2.I submit that the pure perfection in terms of which the perfection of divine knowledge, or omniscience, is to be interpreted, is the perfection of being the universal subject, to which all things make a difference. Accordingly, the logical impossibility for which Hartshorne argues is that of a divorce between being and making a difference to the universal subject. To be and to make a difference to this subject, in the sense of being the term of a relation of which it is the subject, are indeed inseparable even in concept. That this can be put symbolically as Hartshorne puts it, therefore, seems clear enough. But one needs to be much clearer than he is about the difference between the pure perfections elucidated by a transcendental metaphysics and the symbolic way of talking about such perfections that is characteristic of the language of religion.

3. Also typical of Hartshorne's argument is his identification of God as both the "creator" and the "sole adequate knower" of anything so much as conceivable (AD: 285). I should say instead that God is both the sole primal source and the sole final end of all things. Whether, or in what sense, God's being the universal object for all subjects, and hence their sole primal source, is symbolically expressible by speaking of God as "creator" is another question, as is the question whether, or in what sense, God's being the universal subject for all objects, and hence their sole final end, can be symbolically expressed by saying that God is their "sole adequate knower."

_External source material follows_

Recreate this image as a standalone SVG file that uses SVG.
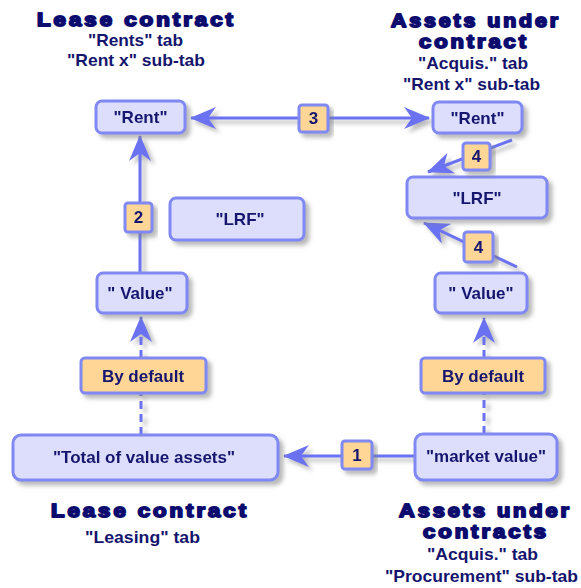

4. Whether or not God has a certain property is not to be decided, as Hartshorne implies, simply by invoking the rule that "Greatness" [= unsurpassability] means having whatever properties it is better to have than not to have, as compared to other conceivable individuals" (AD: 202). There must be consideration as well of the difference between extraordinary or transcendental properties (these alone being, in my sense, "pure perfections") and other merely ordinary, i.e., categorial, generic, specific, or individual properties. I submit that no property can be predicated of God simply as God, or essentially, unless it either is a transcendental property or is predicated merely symbolically interpreting such.